Start treating your potential job opportunities and applications (the second wheel of your car) like a sales pipeline.
To do this, you’ll want to implement and leverage a tool of your choice to get organized and track all of your relevant opportunities in one place. A simple spreadsheet should suffice and if you do go that route, make sure to utilize a status column to be able to quickly get a lay of the land as to where each application stands in your pipeline.
It's imperative that you consistently maintain, groom, and add new opportunities to the job opportunity pipeline wheel as well. By doing so, you can ensure that no matter where you stand in the application process, you're continuing to add quality leads to your pipeline. This way, if you’re deep into an interview process for one job and it falls through, you still have other quality opportunities coming your way.
To keep a consistent flow of new leads coming into your purview, I recommend spending ~1 hour a day into looking for quality opportunities. This number is subjective though, and will change based on how much time you’ve given yourself for this process.
Looking for a simple way to track these opportunities? Click here for a sample job opportunity pipeline tracker.
4. Build and Leverage your Network
Building your network goes hand in hand with growing your opportunity pipeline.
Is it absolutely necessary?
No. But it will strengthen the relationships you have to leverage as well as the quality and number of jobs that come your way.

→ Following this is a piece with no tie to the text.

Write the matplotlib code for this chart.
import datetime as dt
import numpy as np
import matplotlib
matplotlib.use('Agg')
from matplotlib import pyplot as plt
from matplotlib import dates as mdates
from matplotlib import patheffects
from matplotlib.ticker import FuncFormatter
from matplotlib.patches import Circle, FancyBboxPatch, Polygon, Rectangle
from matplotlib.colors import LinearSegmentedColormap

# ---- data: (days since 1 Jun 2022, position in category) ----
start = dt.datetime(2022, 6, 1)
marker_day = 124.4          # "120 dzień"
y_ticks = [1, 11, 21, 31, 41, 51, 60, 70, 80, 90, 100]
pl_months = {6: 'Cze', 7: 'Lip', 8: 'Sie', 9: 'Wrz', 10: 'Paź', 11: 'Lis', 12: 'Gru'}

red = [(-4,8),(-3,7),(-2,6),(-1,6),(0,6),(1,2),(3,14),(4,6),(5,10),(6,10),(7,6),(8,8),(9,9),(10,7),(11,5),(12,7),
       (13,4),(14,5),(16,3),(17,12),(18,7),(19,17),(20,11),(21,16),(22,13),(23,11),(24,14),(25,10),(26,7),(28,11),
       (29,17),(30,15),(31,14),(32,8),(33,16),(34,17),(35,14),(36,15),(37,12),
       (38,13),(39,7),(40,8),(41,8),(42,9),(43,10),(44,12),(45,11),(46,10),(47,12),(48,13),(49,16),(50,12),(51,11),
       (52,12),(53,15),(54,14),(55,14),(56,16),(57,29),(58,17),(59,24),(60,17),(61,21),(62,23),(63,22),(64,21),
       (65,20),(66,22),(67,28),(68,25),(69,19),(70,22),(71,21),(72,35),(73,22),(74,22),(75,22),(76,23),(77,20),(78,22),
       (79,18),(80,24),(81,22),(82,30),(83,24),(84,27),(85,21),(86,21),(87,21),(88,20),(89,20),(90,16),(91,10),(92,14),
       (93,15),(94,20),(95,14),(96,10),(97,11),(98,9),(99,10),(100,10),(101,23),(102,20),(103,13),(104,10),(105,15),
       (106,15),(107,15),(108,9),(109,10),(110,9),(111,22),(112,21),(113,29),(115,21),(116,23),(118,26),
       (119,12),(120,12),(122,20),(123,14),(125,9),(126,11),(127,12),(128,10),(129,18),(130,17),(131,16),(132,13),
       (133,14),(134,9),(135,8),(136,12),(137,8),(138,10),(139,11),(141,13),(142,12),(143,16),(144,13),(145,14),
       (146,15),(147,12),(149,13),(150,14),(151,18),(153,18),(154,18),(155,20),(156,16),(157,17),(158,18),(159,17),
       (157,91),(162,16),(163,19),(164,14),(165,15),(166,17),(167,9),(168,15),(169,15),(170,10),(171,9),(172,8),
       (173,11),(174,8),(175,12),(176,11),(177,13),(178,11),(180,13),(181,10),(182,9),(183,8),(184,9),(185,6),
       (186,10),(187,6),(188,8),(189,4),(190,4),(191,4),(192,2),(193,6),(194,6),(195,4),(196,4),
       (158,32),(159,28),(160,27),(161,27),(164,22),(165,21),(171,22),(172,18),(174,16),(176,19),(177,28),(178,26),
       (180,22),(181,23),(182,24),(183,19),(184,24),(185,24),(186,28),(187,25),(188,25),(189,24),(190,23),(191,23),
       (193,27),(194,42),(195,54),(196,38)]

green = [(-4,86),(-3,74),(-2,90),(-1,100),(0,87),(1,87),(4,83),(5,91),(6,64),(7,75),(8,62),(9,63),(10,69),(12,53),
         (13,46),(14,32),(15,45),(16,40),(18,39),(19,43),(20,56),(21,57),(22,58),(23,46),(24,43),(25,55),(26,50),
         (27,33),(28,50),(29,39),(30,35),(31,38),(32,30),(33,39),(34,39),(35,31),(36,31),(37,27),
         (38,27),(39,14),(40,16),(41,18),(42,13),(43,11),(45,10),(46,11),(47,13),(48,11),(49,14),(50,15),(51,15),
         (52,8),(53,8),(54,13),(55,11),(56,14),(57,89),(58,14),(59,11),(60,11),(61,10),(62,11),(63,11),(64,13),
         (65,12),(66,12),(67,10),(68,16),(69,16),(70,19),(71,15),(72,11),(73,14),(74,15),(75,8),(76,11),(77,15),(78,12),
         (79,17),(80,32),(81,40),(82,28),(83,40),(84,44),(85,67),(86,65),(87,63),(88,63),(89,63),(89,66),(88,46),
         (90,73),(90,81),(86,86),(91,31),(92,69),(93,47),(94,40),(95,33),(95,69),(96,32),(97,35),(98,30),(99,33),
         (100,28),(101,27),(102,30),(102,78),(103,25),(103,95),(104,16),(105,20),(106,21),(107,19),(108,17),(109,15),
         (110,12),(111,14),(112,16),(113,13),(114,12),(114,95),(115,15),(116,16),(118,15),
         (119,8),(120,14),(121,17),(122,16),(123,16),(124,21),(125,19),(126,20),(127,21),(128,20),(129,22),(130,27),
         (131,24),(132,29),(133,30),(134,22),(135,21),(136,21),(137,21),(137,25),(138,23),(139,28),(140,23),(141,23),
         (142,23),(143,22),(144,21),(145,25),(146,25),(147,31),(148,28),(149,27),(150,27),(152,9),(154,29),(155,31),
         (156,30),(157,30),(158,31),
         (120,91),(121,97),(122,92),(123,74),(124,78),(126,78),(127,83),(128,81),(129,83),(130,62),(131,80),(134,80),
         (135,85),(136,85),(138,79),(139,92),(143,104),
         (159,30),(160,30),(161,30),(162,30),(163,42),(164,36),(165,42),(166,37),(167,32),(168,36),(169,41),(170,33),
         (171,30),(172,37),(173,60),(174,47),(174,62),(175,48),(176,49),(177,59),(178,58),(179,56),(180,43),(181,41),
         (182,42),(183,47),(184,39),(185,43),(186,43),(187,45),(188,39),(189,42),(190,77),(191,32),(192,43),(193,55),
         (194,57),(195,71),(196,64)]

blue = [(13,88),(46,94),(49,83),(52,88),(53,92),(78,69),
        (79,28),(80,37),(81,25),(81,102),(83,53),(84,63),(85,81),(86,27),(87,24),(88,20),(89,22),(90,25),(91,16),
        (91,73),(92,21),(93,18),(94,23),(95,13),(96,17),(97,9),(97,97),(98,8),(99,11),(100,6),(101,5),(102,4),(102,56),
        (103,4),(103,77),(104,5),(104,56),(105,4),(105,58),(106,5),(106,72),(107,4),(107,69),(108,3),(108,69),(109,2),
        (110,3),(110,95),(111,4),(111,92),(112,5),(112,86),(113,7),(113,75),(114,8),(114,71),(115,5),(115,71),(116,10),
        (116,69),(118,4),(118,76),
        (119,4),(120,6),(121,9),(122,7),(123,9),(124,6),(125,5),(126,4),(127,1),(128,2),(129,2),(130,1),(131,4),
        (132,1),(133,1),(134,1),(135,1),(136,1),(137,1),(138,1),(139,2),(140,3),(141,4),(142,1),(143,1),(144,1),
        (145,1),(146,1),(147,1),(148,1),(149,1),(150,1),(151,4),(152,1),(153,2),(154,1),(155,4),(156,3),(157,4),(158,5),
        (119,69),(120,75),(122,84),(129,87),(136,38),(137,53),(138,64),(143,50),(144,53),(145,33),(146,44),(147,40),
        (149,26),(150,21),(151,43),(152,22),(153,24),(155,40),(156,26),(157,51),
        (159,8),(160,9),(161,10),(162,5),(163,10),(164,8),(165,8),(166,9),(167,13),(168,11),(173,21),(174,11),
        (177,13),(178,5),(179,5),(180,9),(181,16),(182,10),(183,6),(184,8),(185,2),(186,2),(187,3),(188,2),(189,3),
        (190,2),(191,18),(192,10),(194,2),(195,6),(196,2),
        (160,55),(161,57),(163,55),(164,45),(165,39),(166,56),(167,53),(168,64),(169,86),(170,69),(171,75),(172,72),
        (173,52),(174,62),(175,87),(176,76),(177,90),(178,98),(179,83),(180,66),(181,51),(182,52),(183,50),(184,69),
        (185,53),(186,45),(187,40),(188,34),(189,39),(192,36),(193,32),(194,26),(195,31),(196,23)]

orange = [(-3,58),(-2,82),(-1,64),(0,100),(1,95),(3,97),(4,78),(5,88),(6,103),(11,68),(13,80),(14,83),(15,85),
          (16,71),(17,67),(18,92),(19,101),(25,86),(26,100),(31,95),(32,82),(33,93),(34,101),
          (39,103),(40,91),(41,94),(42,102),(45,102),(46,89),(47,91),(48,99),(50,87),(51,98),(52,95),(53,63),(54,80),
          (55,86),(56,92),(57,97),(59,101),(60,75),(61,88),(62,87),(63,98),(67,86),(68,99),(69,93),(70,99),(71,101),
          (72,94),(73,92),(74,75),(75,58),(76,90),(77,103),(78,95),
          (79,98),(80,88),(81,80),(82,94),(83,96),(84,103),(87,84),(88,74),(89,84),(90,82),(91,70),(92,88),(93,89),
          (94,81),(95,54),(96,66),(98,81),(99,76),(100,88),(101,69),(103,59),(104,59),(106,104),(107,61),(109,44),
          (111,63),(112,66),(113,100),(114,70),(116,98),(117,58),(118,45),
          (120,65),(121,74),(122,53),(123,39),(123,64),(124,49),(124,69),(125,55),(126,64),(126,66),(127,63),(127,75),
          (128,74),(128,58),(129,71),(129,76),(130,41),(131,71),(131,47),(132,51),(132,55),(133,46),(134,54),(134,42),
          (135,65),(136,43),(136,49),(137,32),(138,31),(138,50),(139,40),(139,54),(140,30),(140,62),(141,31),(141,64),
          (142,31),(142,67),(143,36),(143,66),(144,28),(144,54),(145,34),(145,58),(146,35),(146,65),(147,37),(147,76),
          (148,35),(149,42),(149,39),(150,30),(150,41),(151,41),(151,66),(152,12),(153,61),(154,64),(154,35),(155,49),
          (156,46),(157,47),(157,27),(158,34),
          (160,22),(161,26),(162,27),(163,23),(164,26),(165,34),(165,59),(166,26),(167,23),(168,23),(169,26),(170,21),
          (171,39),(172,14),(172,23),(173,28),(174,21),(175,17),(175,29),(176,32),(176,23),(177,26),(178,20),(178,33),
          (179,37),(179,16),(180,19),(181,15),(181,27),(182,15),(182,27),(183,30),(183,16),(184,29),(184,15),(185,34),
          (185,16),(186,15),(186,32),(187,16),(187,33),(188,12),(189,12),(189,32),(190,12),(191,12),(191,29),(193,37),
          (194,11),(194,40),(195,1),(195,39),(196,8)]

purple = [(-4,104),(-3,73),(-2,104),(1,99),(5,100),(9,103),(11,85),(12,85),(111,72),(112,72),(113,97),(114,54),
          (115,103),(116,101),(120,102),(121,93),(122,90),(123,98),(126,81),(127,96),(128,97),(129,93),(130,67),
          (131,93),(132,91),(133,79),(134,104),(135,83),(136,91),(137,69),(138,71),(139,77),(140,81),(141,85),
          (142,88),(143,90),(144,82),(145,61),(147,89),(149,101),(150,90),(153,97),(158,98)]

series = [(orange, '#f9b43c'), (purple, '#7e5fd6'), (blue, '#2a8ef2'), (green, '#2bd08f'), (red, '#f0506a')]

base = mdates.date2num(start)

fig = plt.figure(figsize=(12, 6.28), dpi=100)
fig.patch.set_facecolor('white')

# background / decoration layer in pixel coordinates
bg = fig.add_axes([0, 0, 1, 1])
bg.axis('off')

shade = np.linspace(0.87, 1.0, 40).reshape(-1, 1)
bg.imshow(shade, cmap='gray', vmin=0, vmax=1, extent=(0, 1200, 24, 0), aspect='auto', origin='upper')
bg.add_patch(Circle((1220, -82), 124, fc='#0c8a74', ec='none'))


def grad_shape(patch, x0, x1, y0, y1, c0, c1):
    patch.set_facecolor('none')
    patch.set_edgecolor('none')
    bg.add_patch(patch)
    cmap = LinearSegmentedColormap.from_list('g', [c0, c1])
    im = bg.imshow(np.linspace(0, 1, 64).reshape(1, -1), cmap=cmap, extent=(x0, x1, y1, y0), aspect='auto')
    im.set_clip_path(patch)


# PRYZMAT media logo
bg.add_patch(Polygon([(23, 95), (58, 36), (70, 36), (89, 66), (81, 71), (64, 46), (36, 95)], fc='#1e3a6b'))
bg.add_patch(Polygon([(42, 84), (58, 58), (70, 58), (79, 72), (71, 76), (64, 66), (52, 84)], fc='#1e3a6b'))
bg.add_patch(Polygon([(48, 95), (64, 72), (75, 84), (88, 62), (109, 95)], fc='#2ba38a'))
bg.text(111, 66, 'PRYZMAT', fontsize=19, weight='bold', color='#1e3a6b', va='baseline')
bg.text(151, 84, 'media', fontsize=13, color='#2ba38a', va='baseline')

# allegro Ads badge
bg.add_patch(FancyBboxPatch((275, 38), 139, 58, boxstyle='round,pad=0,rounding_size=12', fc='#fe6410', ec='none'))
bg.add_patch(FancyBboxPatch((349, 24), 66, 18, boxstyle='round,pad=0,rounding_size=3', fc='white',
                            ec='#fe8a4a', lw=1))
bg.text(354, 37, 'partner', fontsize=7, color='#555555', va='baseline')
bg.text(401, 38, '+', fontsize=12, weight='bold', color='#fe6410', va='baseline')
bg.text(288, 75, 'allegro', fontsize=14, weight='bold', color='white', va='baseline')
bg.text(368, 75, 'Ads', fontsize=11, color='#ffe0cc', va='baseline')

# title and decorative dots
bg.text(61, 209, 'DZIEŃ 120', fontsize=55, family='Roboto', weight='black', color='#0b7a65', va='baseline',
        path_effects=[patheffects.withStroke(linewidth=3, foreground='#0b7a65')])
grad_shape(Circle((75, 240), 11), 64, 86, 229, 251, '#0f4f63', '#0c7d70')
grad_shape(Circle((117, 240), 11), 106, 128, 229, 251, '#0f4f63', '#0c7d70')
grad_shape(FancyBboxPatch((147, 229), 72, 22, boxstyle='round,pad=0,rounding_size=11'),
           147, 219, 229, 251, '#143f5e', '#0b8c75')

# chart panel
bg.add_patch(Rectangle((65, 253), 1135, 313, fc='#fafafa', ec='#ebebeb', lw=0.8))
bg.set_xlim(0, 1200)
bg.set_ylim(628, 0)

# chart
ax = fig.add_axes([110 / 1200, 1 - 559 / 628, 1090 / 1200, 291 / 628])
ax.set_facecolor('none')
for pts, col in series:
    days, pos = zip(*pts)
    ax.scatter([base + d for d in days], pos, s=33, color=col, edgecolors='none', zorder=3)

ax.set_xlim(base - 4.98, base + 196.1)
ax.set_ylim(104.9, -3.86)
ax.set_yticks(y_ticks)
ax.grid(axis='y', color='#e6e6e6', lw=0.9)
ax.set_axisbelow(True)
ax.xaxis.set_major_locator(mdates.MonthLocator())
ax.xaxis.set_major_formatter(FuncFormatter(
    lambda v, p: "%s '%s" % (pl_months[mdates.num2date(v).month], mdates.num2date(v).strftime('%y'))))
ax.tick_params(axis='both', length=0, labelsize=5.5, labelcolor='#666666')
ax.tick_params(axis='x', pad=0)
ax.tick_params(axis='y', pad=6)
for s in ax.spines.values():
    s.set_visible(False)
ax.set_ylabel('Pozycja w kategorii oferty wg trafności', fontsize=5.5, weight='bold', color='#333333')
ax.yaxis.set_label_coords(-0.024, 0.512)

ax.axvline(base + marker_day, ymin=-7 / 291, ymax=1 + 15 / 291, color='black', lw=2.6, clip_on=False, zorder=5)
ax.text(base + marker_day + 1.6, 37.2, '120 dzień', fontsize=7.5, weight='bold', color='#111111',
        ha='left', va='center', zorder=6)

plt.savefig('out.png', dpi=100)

For managing your networking pipeline, be tactical and create a list of who you know from companies that you’re interested in to help with direct job applications. Some career resource websites state that 60% of positions are filled by networking alone. This provides a strong incentive to find quality opportunities (tracked through the job opportunity pipeline), where your own network channels can send your resume sent to HR. LinkedIn will even show you if you have a connection at the company you’re applying to.
So what if you don’t have that direct network luxury? This is where you may have to push yourself outside of your comfort zone to drive your outreach and connections at different organizations.

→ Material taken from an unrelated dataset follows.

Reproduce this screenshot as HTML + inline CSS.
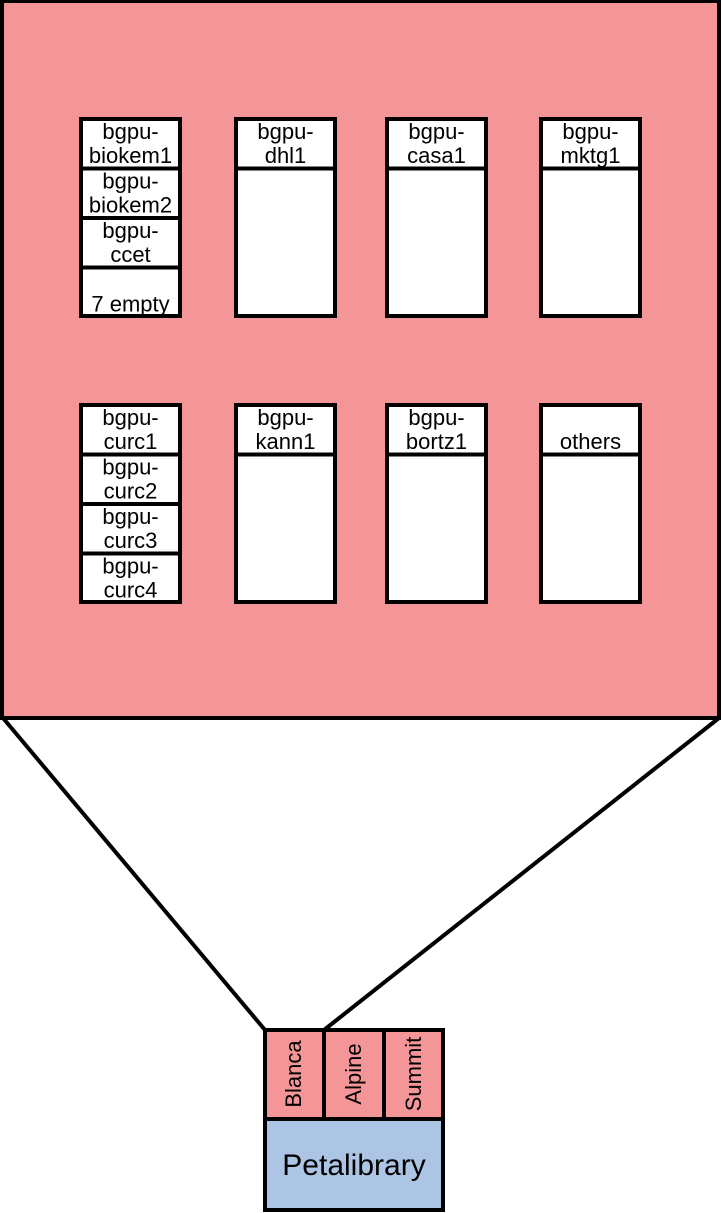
<!DOCTYPE html>
<html><head><meta charset="utf-8"><style>
html,body{margin:0;padding:0;background:#fff;}
svg{display:block;}
text{font-family:"Liberation Sans",sans-serif;font-size:22px;fill:#000;text-anchor:middle;}
</style></head><body>
<svg width="723" height="1213" viewBox="0 0 723 1213">
<rect x="2" y="1" width="717" height="717" fill="#f49698" stroke="#000" stroke-width="4"/>
<line x1="3" y1="718" x2="265" y2="1030" stroke="#000" stroke-width="4"/>
<line x1="719" y1="718" x2="324" y2="1030" stroke="#000" stroke-width="4"/>
<g id="racks"></g>
<g>
<rect x="265" y="1119" width="178" height="91" fill="#adc5e5" stroke="#000" stroke-width="4"/>
<text x="354" y="1175" style="font-size:30px">Petalibrary</text>
<rect x="265" y="1030" width="59" height="89" fill="#f49698" stroke="#000" stroke-width="4"/>
<rect x="324" y="1030" width="60" height="89" fill="#f49698" stroke="#000" stroke-width="4"/>
<rect x="384" y="1030" width="59" height="89" fill="#f49698" stroke="#000" stroke-width="4"/>
<text transform="translate(301,1074) rotate(-90)">Blanca</text>
<text transform="translate(361,1074) rotate(-90)">Alpine</text>
<text transform="translate(421,1074) rotate(-90)">Summit</text>
</g>
</svg>
<script>
const NS='http://www.w3.org/2000/svg';
const g=document.getElementById('racks');
const colsX=[81,236,387,541];
const rowsY=[119,405];
const racks=[
 [[["bgpu-","biokem1"],["bgpu-","biokem2"],["bgpu-","ccet"],["","7 empty"]],[["bgpu-","dhl1"]],[["bgpu-","casa1"]],[["bgpu-","mktg1"]]],
 [[["bgpu-","curc1"],["bgpu-","curc2"],["bgpu-","curc3"],["bgpu-","curc4"]],[["bgpu-","kann1"]],[["bgpu-","bortz1"]],[["","others"]]]
];
function mk(t,a){const e=document.createElementNS(NS,t);for(const k in a)e.setAttribute(k,a[k]);return e;}
const W=99,H=197,S=49.5;
racks.forEach((row,ri)=>row.forEach((slots,ci)=>{
 const x=colsX[ci],y=rowsY[ri];
 const r=mk('rect',{x:x,y:y,width:W,height:H,fill:'#fff',stroke:'#000','stroke-width':4});
 
 
 g.appendChild(r);
 slots.forEach((s,si)=>{
  const sy=y+si*S;
  const l=mk('line',{x1:x,x2:x+W,y1:sy+S,y2:sy+S,stroke:'#000','stroke-width':4});
  
  
  if(sy+S<y+H-2)g.appendChild(l);
  [0,1].forEach(li=>{
   if(!s[li])return;
   const t=mk('text',{x:x+W/2,y:sy+(li?44:20)});
   t.textContent=s[li];
   
   
   g.appendChild(t);
  });
 });
}));
</script>
</body></html>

Attend networking events (there are plenty on Eventbrite) or take the initiative and reach out to professionals on LinkedIn on your own. Send them a note asking to meet for coffee, after work for a drink, or to hop on a quick call to chat about their industry. Almost all professionals love to spend time talking about their success, work stories, and how they’ve grown in their respective field. As long as you’re willing to listen and learn, then having in-person or virtual networking events on a consistent cadence can open up more roads to drive through.

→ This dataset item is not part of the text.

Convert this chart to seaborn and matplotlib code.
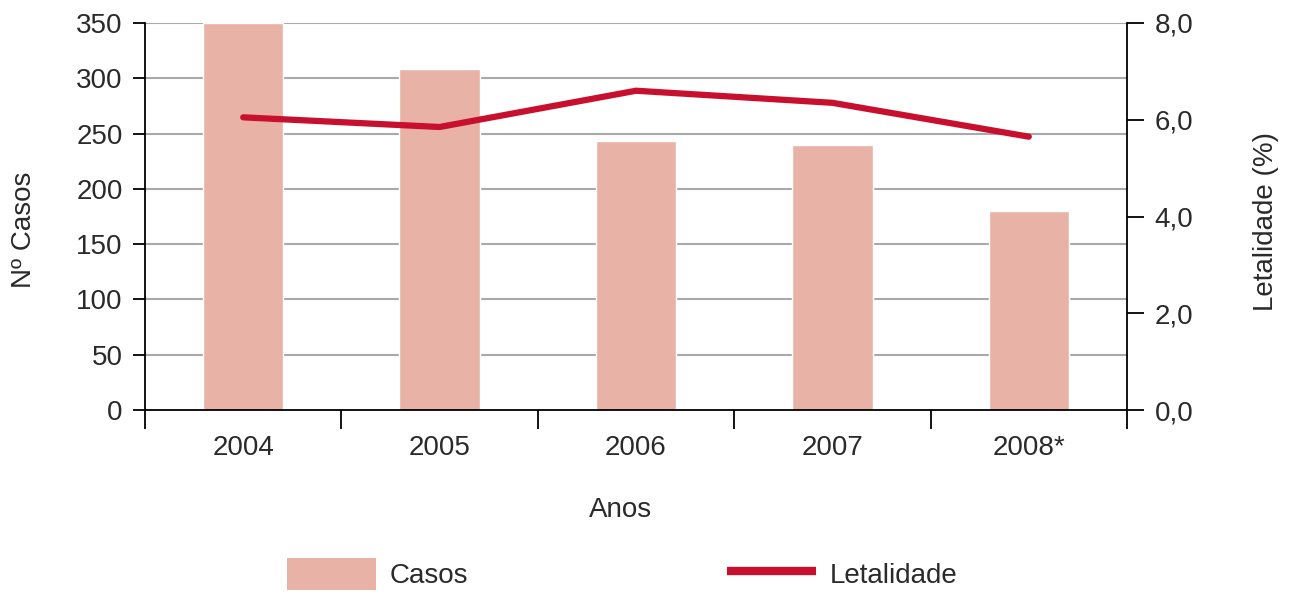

Keep this wheel well oiled by staying in touch with all of the people you meet and connect with over the course of this process. If you’re turning your networking wheel on a weekly, bi-weekly, or monthly basis, then you’ll likely be in good shape to find someone who can connect you to the role you’ve been looking for.
And don’t forget, you can easily leverage the Job Opportunity Pipeline Tracker spreadsheet to keep track of the conversations you’re having as well.
5. Interview Prep / Resume / Cover Letter
The final wheel that you’ll need to keep turning centers around interview prep. Maintaining a constant stream of job application opportunities becomes way less valuable if you’re not doing your part to sell yourself as the right fit for an open position.
For each opportunity, make sure you’ve done your research on the company, have thoughtful, open-ended questions to ask, and have done your due diligence on the type of questions that you could come up against during the interview. Take things a step further to fine tune this wheel by practicing your answers to potential interview questions with a friend or mentor. Even writing out your answers in bulleted form is an excellent way to prep.
Remember, going through the job application process is a marathon, not a sprint.
The end goal is to keep all of the wheels of your car turning in a sustainable manner. By adhering to the 5 areas above, you’ll be putting yourself in a strong position that propels your momentum forward and will ultimately help you to land the job you’ve been looking for in a tactical and holistic manner.